--- start DATASET ENTRIES ---

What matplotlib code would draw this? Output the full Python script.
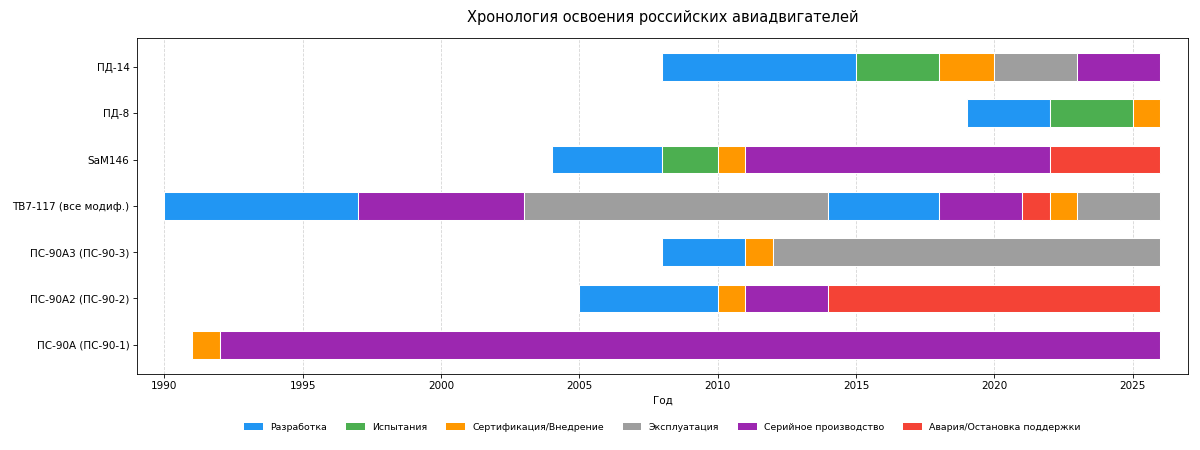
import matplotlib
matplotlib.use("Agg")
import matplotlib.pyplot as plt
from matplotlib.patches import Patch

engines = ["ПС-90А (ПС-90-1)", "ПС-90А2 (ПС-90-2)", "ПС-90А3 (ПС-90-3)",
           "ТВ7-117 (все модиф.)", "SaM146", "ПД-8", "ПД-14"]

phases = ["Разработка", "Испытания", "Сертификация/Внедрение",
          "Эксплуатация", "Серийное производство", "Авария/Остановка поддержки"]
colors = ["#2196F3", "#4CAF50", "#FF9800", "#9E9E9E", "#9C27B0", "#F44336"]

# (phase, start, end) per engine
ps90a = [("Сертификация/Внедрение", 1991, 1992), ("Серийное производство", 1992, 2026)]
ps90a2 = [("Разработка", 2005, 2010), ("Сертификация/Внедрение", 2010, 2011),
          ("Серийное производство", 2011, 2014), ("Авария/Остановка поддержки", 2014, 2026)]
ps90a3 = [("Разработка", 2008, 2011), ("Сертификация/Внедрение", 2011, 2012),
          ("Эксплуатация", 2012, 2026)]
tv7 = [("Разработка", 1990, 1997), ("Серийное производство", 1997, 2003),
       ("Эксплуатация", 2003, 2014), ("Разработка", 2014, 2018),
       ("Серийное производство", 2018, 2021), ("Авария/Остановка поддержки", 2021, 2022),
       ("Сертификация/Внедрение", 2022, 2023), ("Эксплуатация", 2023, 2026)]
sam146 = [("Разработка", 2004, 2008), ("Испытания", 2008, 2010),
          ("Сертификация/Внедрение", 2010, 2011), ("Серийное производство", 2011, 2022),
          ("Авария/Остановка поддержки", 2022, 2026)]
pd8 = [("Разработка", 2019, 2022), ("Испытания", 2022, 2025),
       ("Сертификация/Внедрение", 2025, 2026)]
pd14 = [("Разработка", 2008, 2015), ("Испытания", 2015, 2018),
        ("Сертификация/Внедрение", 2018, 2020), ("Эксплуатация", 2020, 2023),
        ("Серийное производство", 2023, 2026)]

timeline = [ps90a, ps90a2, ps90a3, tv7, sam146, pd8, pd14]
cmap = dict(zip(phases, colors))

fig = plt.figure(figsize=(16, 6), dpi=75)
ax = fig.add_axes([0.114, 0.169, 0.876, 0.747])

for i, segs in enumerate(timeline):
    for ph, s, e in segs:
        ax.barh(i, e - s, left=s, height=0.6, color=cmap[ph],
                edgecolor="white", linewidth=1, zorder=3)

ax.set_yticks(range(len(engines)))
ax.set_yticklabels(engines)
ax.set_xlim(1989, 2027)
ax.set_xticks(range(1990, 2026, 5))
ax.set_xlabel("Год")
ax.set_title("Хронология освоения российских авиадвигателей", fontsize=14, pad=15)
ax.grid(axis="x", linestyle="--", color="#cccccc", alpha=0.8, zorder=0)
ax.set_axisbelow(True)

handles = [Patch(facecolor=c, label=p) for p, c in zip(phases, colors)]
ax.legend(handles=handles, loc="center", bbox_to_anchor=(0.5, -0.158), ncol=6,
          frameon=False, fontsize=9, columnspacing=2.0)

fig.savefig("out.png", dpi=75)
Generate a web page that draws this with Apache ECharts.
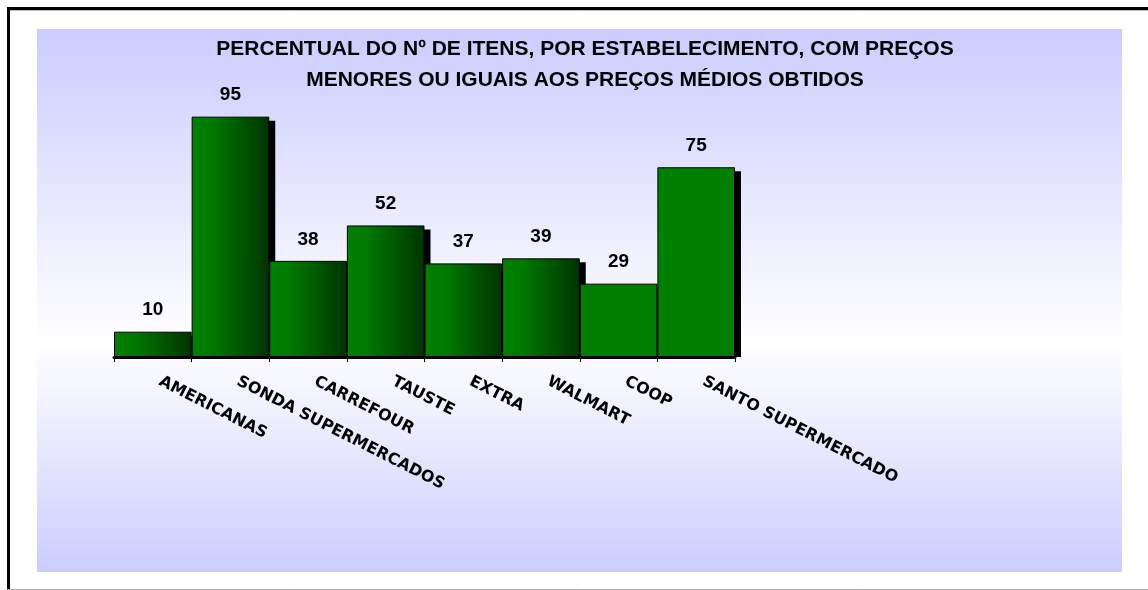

--- end DATASET ENTRIES ---

OBJECTIVE
How many lines of the listing include the string "this"? Answer with the number alone.

EXERCISE SOLUTION
2